For someone so obsessed with adult things like having a budget and a house and a two-digit amount of two-piece suits, my inability to drive labeled me as an eternal adolescent. I need a chaperone to go anywhere. In every meeting or social event I am someone’s little brother. And not even a useful little brother who is under 21 so can always be the DD.
Thus, time for a license.
The driving test itself was much easier than I had anticipated. I had been studying for it as if it was an GRE-caliber of challenge instead of a drive around the block. E has been grading me on every stop and turn for the past six months. I parked for over six hours in the weeks leading up to the test – just parked and reparked, over and over again in front of our house (which has lead to the neighbors asking E some interesting questions).
While the grading might have been overboard, the over-parking –> was strictly necessary, as my sense of spacial relations is… let’s say, “vestigial.”

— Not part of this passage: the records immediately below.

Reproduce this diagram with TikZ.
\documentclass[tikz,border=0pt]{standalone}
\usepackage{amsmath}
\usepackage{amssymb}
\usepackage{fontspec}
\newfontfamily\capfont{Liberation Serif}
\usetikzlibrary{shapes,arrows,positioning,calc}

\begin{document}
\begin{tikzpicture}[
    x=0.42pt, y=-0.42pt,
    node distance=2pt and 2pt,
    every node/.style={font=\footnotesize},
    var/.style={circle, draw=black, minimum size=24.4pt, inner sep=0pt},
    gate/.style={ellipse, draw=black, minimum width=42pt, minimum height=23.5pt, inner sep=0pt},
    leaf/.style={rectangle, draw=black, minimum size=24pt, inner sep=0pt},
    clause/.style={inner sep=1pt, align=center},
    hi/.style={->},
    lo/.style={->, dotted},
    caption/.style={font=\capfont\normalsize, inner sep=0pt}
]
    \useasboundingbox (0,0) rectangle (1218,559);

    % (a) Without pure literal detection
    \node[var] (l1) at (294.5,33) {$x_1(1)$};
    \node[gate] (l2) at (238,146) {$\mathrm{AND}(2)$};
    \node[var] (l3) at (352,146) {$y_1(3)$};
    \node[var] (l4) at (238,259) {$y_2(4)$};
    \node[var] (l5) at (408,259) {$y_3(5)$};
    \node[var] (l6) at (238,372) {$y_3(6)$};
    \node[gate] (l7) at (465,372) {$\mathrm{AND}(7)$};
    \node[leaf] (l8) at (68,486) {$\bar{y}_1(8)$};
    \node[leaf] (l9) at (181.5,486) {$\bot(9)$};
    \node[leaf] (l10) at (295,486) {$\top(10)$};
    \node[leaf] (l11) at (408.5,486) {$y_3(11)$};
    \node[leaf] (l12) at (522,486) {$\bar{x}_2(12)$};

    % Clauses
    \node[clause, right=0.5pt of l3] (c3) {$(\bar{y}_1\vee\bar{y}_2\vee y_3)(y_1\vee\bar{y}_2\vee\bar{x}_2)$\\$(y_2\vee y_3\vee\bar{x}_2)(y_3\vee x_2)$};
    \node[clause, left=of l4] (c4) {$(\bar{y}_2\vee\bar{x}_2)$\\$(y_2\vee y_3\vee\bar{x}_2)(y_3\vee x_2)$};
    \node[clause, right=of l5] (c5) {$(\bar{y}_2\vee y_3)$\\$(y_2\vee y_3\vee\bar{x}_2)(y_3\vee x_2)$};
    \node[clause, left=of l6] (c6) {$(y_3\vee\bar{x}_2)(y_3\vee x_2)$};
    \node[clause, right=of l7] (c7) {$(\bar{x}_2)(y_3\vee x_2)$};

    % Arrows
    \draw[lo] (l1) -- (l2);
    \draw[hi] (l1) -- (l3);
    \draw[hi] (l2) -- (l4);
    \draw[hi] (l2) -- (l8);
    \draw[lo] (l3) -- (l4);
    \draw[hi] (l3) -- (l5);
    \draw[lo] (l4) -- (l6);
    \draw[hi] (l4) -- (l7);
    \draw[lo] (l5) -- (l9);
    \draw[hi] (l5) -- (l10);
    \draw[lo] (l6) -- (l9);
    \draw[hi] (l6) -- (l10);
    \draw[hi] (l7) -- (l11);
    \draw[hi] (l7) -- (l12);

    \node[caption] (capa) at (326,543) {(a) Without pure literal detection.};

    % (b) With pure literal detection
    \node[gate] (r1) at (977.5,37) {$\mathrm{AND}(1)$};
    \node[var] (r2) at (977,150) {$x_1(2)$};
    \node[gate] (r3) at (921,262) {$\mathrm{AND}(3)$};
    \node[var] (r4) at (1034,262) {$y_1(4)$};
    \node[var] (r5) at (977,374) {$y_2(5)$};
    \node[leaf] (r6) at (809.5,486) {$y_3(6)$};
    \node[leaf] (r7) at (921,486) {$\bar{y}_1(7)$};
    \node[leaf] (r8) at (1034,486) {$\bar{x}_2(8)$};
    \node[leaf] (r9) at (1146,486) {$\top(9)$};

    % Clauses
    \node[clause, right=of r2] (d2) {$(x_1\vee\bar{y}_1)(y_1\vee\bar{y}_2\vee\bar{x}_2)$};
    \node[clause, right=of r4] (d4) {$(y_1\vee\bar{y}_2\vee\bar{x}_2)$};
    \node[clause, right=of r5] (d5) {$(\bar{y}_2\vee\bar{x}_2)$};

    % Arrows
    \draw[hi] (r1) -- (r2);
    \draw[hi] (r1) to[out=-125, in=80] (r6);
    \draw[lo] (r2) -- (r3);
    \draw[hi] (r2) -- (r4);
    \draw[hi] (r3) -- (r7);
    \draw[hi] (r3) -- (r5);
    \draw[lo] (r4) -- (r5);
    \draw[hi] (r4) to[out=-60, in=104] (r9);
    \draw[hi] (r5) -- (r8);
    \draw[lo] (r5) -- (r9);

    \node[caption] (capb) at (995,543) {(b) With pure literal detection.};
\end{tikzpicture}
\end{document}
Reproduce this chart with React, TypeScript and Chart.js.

More accurately, when the car is backing up I don’t seem to think there is any relation between where the back of the car is pointed and what I do with the wheel. So parallel parking is really exciting, like one of those carnival rides where the teacup can turn in any direction at any second.
To her eternal credit, E really tried to explain it. She tried to teach me tricks of the trade. She tried to explain the actual geometry of the car.
It was all for naught.
Instead, I taught myself to parallel park the same way I taught myself to play guitar and program in PHP, two other things that I understand logically in hindsight only now that I’ve been doing them both for over a decade.
The method? Mindless repetition until I have made up my own special Peter’s Guide To Parallel Parking that has no bearing whatsoever on the actual parallel parking process. You know how on Friends Phoebe doesn’t know the names of any guitar chords, instead calling them things like “bear claw” and “old lady”?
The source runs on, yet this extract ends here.